_GIVEN DATA_
::::::::
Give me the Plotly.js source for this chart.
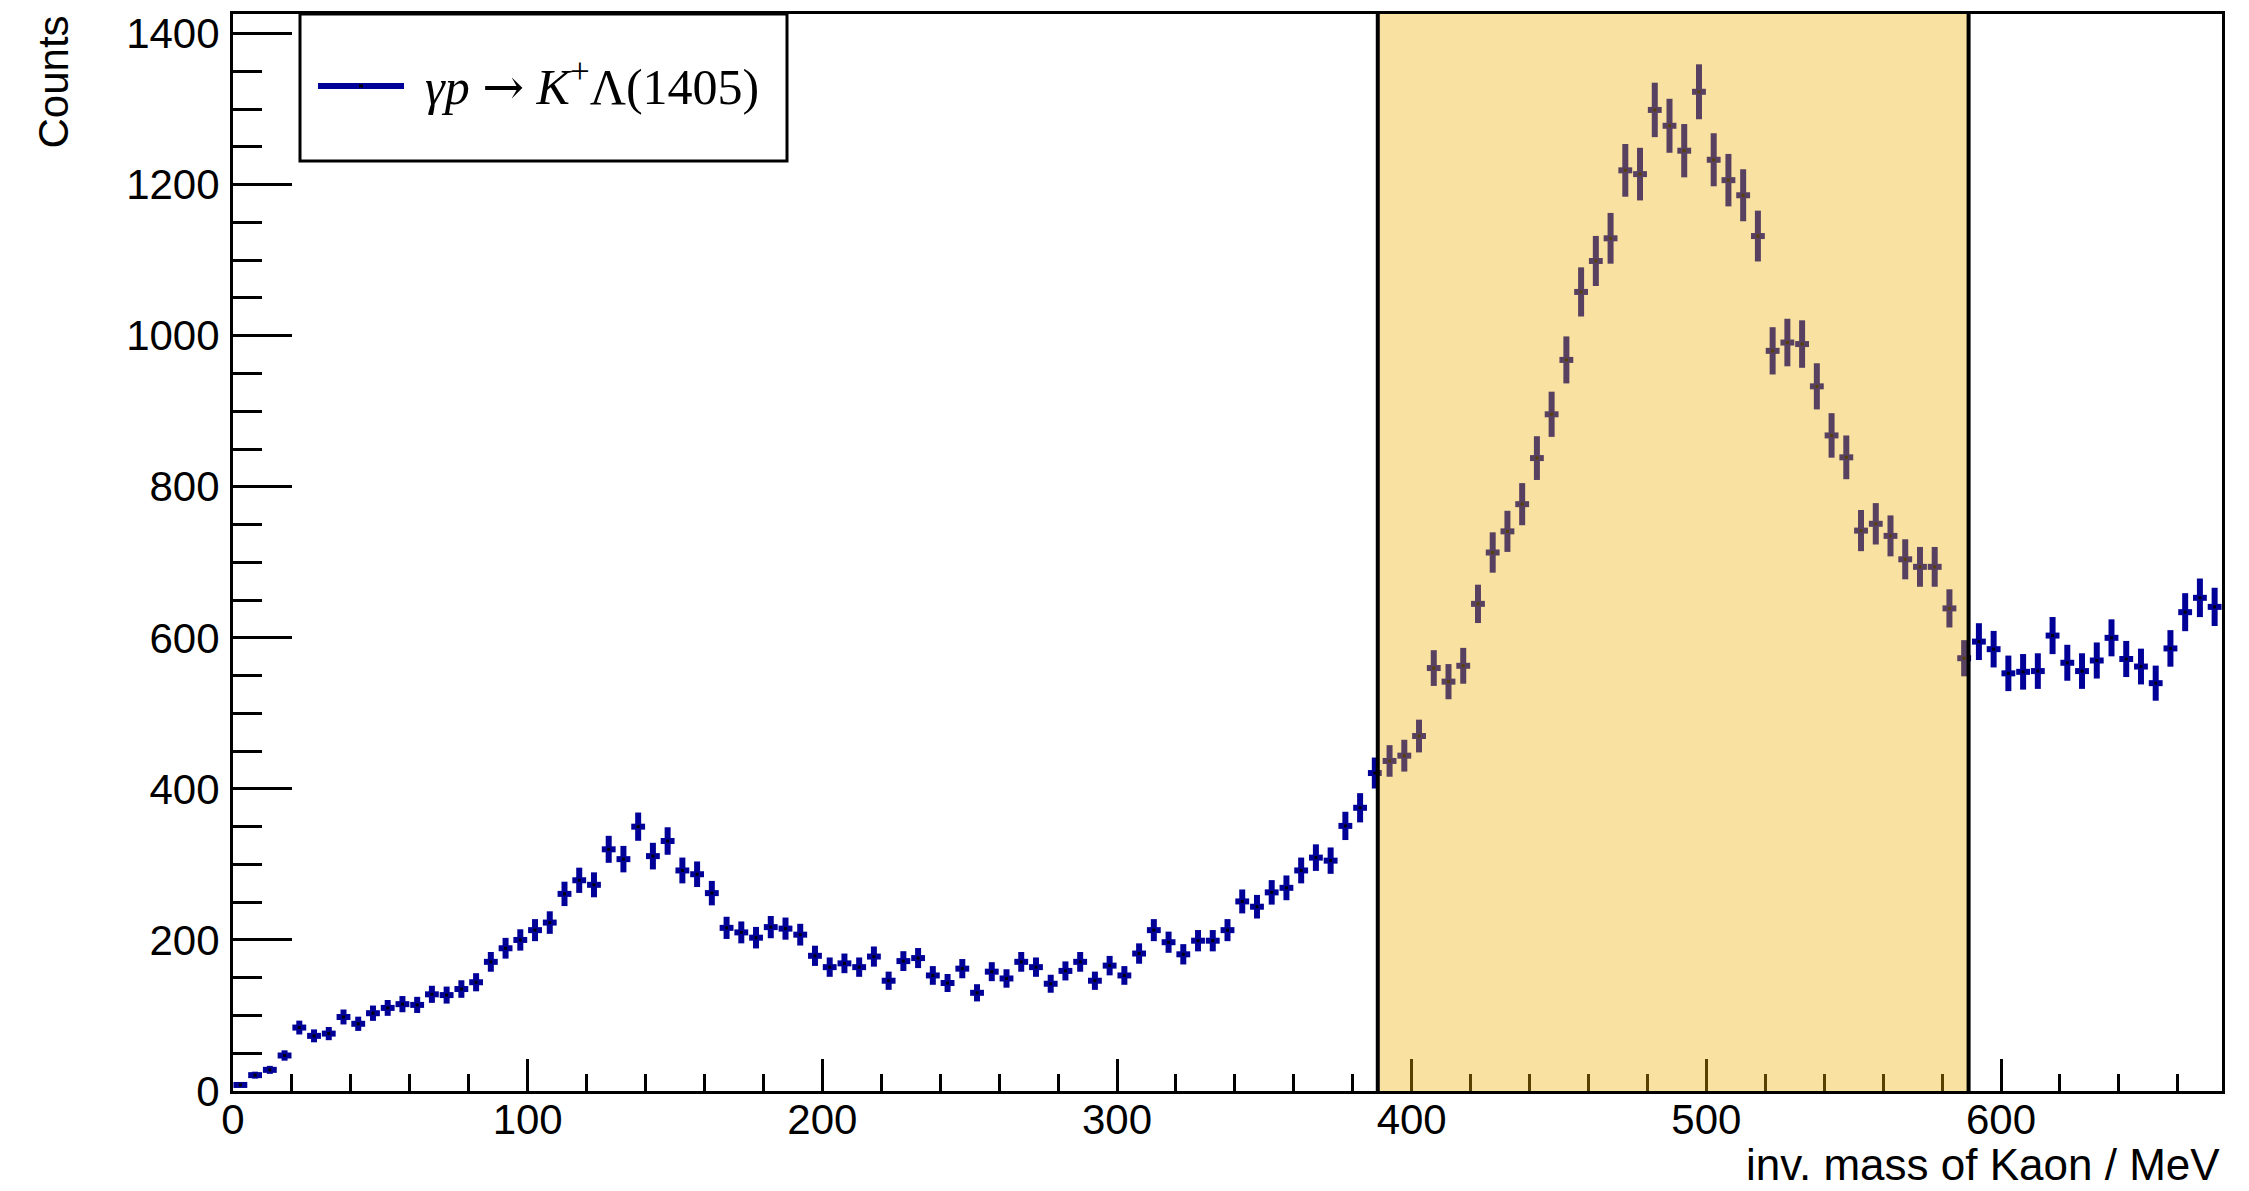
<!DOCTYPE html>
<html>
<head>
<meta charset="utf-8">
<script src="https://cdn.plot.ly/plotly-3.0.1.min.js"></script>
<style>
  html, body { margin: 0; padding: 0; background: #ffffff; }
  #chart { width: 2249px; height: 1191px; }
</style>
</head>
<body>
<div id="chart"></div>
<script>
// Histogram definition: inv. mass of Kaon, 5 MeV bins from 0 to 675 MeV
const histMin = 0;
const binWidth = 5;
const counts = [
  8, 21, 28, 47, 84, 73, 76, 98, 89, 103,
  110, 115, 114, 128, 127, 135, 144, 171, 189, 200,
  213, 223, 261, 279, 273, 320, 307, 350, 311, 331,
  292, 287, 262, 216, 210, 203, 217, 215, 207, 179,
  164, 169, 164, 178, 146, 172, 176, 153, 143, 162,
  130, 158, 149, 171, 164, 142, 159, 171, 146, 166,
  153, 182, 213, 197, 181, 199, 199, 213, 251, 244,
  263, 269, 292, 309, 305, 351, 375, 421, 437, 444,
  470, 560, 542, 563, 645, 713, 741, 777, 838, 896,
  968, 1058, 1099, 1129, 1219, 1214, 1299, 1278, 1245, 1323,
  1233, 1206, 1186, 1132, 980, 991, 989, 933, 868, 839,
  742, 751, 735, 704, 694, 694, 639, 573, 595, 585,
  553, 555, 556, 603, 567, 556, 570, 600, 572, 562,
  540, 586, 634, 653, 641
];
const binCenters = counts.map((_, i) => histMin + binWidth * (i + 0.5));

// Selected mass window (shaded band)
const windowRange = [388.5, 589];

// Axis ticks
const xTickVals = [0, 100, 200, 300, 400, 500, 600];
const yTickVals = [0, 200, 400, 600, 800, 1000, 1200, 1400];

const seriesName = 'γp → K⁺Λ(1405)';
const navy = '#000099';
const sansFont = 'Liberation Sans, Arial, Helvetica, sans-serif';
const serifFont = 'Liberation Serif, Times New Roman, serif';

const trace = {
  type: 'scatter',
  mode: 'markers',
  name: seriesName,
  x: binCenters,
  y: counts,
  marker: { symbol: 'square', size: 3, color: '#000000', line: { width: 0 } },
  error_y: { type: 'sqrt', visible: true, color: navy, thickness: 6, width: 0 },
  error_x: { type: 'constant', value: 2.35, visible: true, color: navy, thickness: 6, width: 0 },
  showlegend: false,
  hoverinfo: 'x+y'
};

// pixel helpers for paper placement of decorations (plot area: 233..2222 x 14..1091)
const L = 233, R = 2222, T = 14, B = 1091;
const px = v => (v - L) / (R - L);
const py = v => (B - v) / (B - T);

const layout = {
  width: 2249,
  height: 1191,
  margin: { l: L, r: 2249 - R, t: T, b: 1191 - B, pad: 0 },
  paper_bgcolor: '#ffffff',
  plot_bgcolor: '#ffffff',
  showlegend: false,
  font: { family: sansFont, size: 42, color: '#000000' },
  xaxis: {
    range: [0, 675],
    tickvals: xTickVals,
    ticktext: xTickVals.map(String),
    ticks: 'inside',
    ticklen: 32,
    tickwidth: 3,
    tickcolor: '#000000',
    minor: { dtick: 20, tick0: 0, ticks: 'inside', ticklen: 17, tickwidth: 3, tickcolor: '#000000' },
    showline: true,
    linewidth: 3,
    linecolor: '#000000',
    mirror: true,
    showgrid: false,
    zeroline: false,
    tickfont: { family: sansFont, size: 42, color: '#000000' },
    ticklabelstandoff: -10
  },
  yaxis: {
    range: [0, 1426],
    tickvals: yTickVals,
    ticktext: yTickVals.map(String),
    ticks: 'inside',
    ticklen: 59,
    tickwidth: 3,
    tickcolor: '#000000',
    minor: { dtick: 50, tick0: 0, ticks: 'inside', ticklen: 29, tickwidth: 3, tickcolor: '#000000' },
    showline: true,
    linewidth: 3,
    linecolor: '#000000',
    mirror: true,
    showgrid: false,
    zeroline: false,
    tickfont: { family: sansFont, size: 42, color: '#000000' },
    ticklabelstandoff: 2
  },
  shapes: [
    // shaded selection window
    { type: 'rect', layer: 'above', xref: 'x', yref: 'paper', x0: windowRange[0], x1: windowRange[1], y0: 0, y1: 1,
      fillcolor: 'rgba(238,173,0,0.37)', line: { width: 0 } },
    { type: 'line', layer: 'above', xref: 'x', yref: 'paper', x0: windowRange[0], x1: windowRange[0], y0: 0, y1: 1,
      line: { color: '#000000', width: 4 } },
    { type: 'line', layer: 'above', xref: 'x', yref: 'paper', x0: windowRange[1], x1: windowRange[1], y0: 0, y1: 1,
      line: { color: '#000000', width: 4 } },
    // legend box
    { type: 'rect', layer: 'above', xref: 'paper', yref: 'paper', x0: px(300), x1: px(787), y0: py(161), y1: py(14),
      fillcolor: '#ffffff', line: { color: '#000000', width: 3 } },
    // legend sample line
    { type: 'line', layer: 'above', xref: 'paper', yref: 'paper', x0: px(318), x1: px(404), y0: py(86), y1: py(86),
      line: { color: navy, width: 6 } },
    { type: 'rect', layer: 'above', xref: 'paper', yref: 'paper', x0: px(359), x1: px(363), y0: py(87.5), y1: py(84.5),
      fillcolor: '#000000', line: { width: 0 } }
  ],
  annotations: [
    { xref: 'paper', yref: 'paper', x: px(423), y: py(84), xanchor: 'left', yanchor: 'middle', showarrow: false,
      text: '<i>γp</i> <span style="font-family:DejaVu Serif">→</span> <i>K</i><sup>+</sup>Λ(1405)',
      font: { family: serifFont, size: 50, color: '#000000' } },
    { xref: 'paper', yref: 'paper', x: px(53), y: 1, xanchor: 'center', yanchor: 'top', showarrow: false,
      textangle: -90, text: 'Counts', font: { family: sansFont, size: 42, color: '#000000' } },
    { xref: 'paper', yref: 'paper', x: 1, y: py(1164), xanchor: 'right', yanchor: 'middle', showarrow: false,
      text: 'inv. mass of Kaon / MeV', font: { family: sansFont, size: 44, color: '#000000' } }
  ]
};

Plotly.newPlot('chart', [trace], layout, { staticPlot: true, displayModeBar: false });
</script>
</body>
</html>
::::::::
_EXERCISE TASK_
The data above should be repeated exactly, minus any pictures.

_WRITTEN RESPONSE_
Give me the Plotly.js source for this chart.
<!DOCTYPE html>
<html>
<head>
<meta charset="utf-8">
<script src="https://cdn.plot.ly/plotly-3.0.1.min.js"></script>
<style>
  html, body { margin: 0; padding: 0; background: #ffffff; }
  #chart { width: 2249px; height: 1191px; }
</style>
</head>
<body>
<div id="chart"></div>
<script>
// Histogram definition: inv. mass of Kaon, 5 MeV bins from 0 to 675 MeV
const histMin = 0;
const binWidth = 5;
const counts = [
  8, 21, 28, 47, 84, 73, 76, 98, 89, 103,
  110, 115, 114, 128, 127, 135, 144, 171, 189, 200,
  213, 223, 261, 279, 273, 320, 307, 350, 311, 331,
  292, 287, 262, 216, 210, 203, 217, 215, 207, 179,
  164, 169, 164, 178, 146, 172, 176, 153, 143, 162,
  130, 158, 149, 171, 164, 142, 159, 171, 146, 166,
  153, 182, 213, 197, 181, 199, 199, 213, 251, 244,
  263, 269, 292, 309, 305, 351, 375, 421, 437, 444,
  470, 560, 542, 563, 645, 713, 741, 777, 838, 896,
  968, 1058, 1099, 1129, 1219, 1214, 1299, 1278, 1245, 1323,
  1233, 1206, 1186, 1132, 980, 991, 989, 933, 868, 839,
  742, 751, 735, 704, 694, 694, 639, 573, 595, 585,
  553, 555, 556, 603, 567, 556, 570, 600, 572, 562,
  540, 586, 634, 653, 641
];
const binCenters = counts.map((_, i) => histMin + binWidth * (i + 0.5));

// Selected mass window (shaded band)
const windowRange = [388.5, 589];

// Axis ticks
const xTickVals = [0, 100, 200, 300, 400, 500, 600];
const yTickVals = [0, 200, 400, 600, 800, 1000, 1200, 1400];

const seriesName = 'γp → K⁺Λ(1405)';
const navy = '#000099';
const sansFont = 'Liberation Sans, Arial, Helvetica, sans-serif';
const serifFont = 'Liberation Serif, Times New Roman, serif';

const trace = {
  type: 'scatter',
  mode: 'markers',
  name: seriesName,
  x: binCenters,
  y: counts,
  marker: { symbol: 'square', size: 3, color: '#000000', line: { width: 0 } },
  error_y: { type: 'sqrt', visible: true, color: navy, thickness: 6, width: 0 },
  error_x: { type: 'constant', value: 2.35, visible: true, color: navy, thickness: 6, width: 0 },
  showlegend: false,
  hoverinfo: 'x+y'
};

// pixel helpers for paper placement of decorations (plot area: 233..2222 x 14..1091)
const L = 233, R = 2222, T = 14, B = 1091;
const px = v => (v - L) / (R - L);
const py = v => (B - v) / (B - T);

const layout = {
  width: 2249,
  height: 1191,
  margin: { l: L, r: 2249 - R, t: T, b: 1191 - B, pad: 0 },
  paper_bgcolor: '#ffffff',
  plot_bgcolor: '#ffffff',
  showlegend: false,
  font: { family: sansFont, size: 42, color: '#000000' },
  xaxis: {
    range: [0, 675],
    tickvals: xTickVals,
    ticktext: xTickVals.map(String),
    ticks: 'inside',
    ticklen: 32,
    tickwidth: 3,
    tickcolor: '#000000',
    minor: { dtick: 20, tick0: 0, ticks: 'inside', ticklen: 17, tickwidth: 3, tickcolor: '#000000' },
    showline: true,
    linewidth: 3,
    linecolor: '#000000',
    mirror: true,
    showgrid: false,
    zeroline: false,
    tickfont: { family: sansFont, size: 42, color: '#000000' },
    ticklabelstandoff: -10
  },
  yaxis: {
    range: [0, 1426],
    tickvals: yTickVals,
    ticktext: yTickVals.map(String),
    ticks: 'inside',
    ticklen: 59,
    tickwidth: 3,
    tickcolor: '#000000',
    minor: { dtick: 50, tick0: 0, ticks: 'inside', ticklen: 29, tickwidth: 3, tickcolor: '#000000' },
    showline: true,
    linewidth: 3,
    linecolor: '#000000',
    mirror: true,
    showgrid: false,
    zeroline: false,
    tickfont: { family: sansFont, size: 42, color: '#000000' },
    ticklabelstandoff: 2
  },
  shapes: [
    // shaded selection window
    { type: 'rect', layer: 'above', xref: 'x', yref: 'paper', x0: windowRange[0], x1: windowRange[1], y0: 0, y1: 1,
      fillcolor: 'rgba(238,173,0,0.37)', line: { width: 0 } },
    { type: 'line', layer: 'above', xref: 'x', yref: 'paper', x0: windowRange[0], x1: windowRange[0], y0: 0, y1: 1,
      line: { color: '#000000', width: 4 } },
    { type: 'line', layer: 'above', xref: 'x', yref: 'paper', x0: windowRange[1], x1: windowRange[1], y0: 0, y1: 1,
      line: { color: '#000000', width: 4 } },
    // legend box
    { type: 'rect', layer: 'above', xref: 'paper', yref: 'paper', x0: px(300), x1: px(787), y0: py(161), y1: py(14),
      fillcolor: '#ffffff', line: { color: '#000000', width: 3 } },
    // legend sample line
    { type: 'line', layer: 'above', xref: 'paper', yref: 'paper', x0: px(318), x1: px(404), y0: py(86), y1: py(86),
      line: { color: navy, width: 6 } },
    { type: 'rect', layer: 'above', xref: 'paper', yref: 'paper', x0: px(359), x1: px(363), y0: py(87.5), y1: py(84.5),
      fillcolor: '#000000', line: { width: 0 } }
  ],
  annotations: [
    { xref: 'paper', yref: 'paper', x: px(423), y: py(84), xanchor: 'left', yanchor: 'middle', showarrow: false,
      text: '<i>γp</i> <span style="font-family:DejaVu Serif">→</span> <i>K</i><sup>+</sup>Λ(1405)',
      font: { family: serifFont, size: 50, color: '#000000' } },
    { xref: 'paper', yref: 'paper', x: px(53), y: 1, xanchor: 'center', yanchor: 'top', showarrow: false,
      textangle: -90, text: 'Counts', font: { family: sansFont, size: 42, color: '#000000' } },
    { xref: 'paper', yref: 'paper', x: 1, y: py(1164), xanchor: 'right', yanchor: 'middle', showarrow: false,
      text: 'inv. mass of Kaon / MeV', font: { family: sansFont, size: 44, color: '#000000' } }
  ]
};

Plotly.newPlot('chart', [trace], layout, { staticPlot: true, displayModeBar: false });
</script>
</body>
</html>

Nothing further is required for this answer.